Little wonder he was so reluctant to reveal that the cumulative cost of the company tax "glidepath" was a paltry $48.2 billion.

So we've been told how the first $5.3 billion will be funded, but not the remaining $42.9 billion.

A key figure we haven't been told is the annual cost of the tax cut once it's fully introduced. But Deloitte Access Economics' Chris Richardson's estimate is about $16 billion a year.

Clearly, this is far more than the budget's tobacco excise increase, super reforms and company tax "integrity package" are likely to be able to cover.

In the last year of the forward estimates, 2019-20, those three measures are expected to raise only about $5.1 billion.

So if Morrison can now claim that the 10-year company tax cut phase-in has been costed, can he also claim it's been funded?

He's making the same claim Swan used to make by producing the "medium-term projection" of the budget showing it returning to surplus (in 2020-21, no change from the mid-year update) and staying in surplus until 2026-27.

Trouble is, whereas in last year's budget the government's "budget repair strategy" required it to deliver surpluses "building to at least 1 per cent of gross domestic product by 2023-24", this year's projection shows the surplus plateauing at 0.2 per cent for the last six years to 2026-27.
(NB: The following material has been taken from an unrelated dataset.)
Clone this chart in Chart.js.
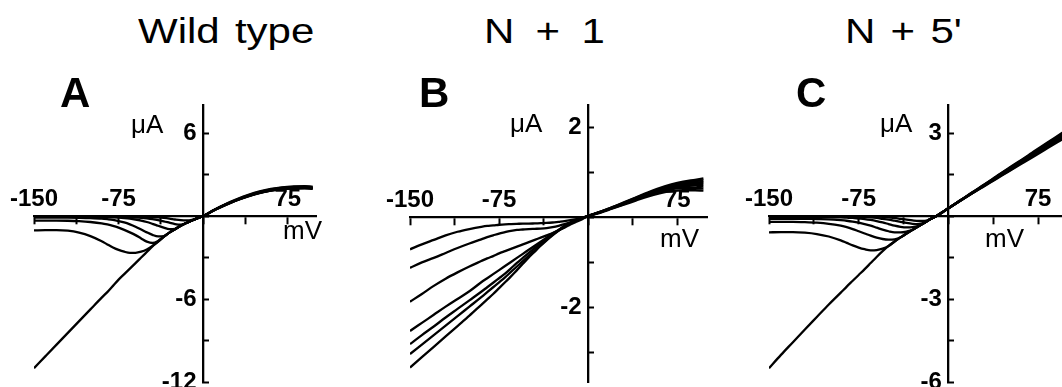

Why? Because progress in increasing the surplus (so as to pay back more debt) has been sacrificed to covering the ever-growing cost of the cut in company tax.

The cut really becomes expensive in the last three years, when big businesses join the phase-in. You can bet this "glidepath" has been carefully structured to stop the medium-term budget projection looking too sick.

Note too that the medium-term projection assumes tax collections are capped at 23.9 per cent of GDP after 2021-22, with the possibility that any excess is used to fund bracket-creep-returning tax cuts for Morrison's "hard-working Australians".

So the projections purporting to show that the company tax cut can be funded by our settling for seven years of a budget surplus no higher than $3.5 billion in today's dollars, also rely on the assumption of no further personal tax cuts for another six years.